The essence of leadership is to motivate others and energize teams to enhance performance. Leaders mentor and motivate individuals by enabling them to achieve some uncommon results, either as individuals or teams. Therefore, the roles of a manager and a leader should not conflict with each other. However, even though management and leadership are distinct concepts, the skills involved in both tend to overlap. Leadership ought to be clear, strategic and involve some collaboration within the organizations. Managerial roles, on the other hand, are based on discipline, division of work, unity of command, unity of direction, and esprit de corps (Daft, 2008).

In addition, managers may try to be heroes, while leaders will make heroes of everyone around them. Managers must always be in a position to articulate their ideas so as to get things done (Watson, 2007). As for the leaders, they will get tasks done through persuasion so as not to lose their followers. In the course of interaction with individuals, tie managers will gradually exercise power over people, while leaders will develop power over people. Moreover, managers try to be heroes by directing groups, while leaders are always in the quest of creating heroes from those around them (Moua, 2012). Leaders create heroes by first creating teams as opposed to directing groups. Managers are focused individuals who take credit, while leaders are personalities that can create a shared focus and take responsibility.

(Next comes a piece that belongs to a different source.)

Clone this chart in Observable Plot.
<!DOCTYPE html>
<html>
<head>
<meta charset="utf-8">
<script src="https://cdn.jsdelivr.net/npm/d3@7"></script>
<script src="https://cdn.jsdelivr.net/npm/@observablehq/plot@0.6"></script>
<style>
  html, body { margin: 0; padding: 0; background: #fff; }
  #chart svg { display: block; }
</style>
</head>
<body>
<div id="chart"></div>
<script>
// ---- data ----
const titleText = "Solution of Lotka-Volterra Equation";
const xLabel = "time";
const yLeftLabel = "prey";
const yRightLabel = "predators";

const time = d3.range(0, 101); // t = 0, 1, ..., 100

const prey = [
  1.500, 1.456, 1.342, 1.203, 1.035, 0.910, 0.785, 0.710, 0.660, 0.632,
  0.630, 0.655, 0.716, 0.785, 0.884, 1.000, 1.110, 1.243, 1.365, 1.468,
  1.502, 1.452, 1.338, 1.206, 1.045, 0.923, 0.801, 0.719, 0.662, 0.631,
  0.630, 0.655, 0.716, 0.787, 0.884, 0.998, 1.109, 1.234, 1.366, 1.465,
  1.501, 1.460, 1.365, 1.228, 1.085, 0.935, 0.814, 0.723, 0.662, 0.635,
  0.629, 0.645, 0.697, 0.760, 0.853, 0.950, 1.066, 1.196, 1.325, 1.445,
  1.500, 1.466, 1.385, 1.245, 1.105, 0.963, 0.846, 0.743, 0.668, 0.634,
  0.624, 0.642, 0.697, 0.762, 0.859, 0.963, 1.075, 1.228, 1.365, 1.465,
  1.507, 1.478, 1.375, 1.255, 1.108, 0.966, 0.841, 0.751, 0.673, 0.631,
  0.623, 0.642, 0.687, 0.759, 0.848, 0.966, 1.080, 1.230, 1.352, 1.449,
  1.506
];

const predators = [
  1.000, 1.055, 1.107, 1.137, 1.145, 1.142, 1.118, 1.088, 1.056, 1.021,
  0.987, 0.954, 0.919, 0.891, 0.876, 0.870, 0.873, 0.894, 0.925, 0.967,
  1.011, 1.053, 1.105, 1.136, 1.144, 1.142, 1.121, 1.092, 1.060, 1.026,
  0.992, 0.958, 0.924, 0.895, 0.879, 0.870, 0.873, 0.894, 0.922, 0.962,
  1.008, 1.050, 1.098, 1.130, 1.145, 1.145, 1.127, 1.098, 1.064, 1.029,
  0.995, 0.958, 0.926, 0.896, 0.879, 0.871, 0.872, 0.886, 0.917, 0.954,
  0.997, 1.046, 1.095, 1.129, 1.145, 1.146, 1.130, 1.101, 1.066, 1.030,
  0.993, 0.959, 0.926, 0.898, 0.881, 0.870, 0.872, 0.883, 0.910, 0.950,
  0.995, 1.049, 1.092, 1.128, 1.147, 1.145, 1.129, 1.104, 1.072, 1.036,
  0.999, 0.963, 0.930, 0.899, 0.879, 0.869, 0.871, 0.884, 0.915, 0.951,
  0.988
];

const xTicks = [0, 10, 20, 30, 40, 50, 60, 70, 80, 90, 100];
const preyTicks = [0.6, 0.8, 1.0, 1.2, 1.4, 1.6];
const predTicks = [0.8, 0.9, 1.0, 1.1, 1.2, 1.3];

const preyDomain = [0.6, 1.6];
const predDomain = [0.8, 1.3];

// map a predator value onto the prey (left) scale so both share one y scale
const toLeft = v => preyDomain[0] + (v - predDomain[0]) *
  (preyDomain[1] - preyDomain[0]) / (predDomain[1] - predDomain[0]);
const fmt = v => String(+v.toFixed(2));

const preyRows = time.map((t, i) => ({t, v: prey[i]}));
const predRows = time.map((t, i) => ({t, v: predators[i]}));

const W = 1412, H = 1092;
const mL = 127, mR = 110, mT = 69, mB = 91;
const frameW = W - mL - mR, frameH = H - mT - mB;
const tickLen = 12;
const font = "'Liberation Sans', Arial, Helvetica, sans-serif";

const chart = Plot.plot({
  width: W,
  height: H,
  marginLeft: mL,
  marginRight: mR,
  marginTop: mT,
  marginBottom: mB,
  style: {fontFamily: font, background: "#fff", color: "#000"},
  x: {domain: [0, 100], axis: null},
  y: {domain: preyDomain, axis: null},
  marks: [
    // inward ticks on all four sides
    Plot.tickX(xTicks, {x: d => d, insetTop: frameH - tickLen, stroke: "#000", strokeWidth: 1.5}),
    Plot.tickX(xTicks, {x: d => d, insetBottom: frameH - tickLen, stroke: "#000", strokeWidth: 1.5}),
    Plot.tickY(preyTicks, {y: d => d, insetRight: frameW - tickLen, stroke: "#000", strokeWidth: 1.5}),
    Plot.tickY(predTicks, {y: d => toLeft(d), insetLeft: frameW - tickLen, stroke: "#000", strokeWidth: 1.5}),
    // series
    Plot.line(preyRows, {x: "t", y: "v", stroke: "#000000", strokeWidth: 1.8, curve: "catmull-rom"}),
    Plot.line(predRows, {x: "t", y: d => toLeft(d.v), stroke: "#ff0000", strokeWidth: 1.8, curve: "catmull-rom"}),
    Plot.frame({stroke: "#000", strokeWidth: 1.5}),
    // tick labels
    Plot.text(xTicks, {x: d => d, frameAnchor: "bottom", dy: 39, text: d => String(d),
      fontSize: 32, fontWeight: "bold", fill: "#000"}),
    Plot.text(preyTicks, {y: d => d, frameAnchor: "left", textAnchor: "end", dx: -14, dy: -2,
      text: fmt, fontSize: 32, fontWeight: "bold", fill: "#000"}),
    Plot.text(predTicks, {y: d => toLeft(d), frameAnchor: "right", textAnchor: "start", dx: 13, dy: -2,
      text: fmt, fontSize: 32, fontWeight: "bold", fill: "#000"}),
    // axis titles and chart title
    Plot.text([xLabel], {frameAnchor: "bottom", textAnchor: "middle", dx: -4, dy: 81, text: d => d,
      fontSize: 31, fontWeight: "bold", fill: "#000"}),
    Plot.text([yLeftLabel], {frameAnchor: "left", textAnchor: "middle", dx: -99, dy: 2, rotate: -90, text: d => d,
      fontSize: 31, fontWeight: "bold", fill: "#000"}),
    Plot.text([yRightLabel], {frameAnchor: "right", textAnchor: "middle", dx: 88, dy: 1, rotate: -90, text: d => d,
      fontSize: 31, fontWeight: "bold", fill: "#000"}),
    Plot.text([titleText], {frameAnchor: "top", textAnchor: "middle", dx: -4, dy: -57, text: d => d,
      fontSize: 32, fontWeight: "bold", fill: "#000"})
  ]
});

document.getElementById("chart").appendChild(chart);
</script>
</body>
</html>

Leaders refine their leadership skills by being influenced by the circumstances around them. In fact, leaders tend to be chiseled by these experiences and mold themselves accordingly to serve their followers. As for the managers, their styles and skills are influenced by people they look up to in the realm of management. Moreover, in order to get something done, a manager has to focus on three major areas, which include constraints, demands, and choices (Moyles, 2006). An effective manager will use an amalgam of these three major areas to manipulate the staff members and get the objectives fulfilled.


Leadership and control functions of a traditional manager differ from the leadership functions adopted by millennial managers. Traditional managers fail to acknowledge the importance of ample communication through the articulation of ideas. Similarly, the roles and duties to be carried out by traditional and millennial managers are dependent on the kind of organization one is working for. A single leadership framework cannot be applicable to all organizations due to the varying degrees of skills and managerial techniques. However, leadership differs from management, because a leader acts to adhere to the follower’s wills so as to win more followers. As for managers, they control their employees so as to enhance organizational performance.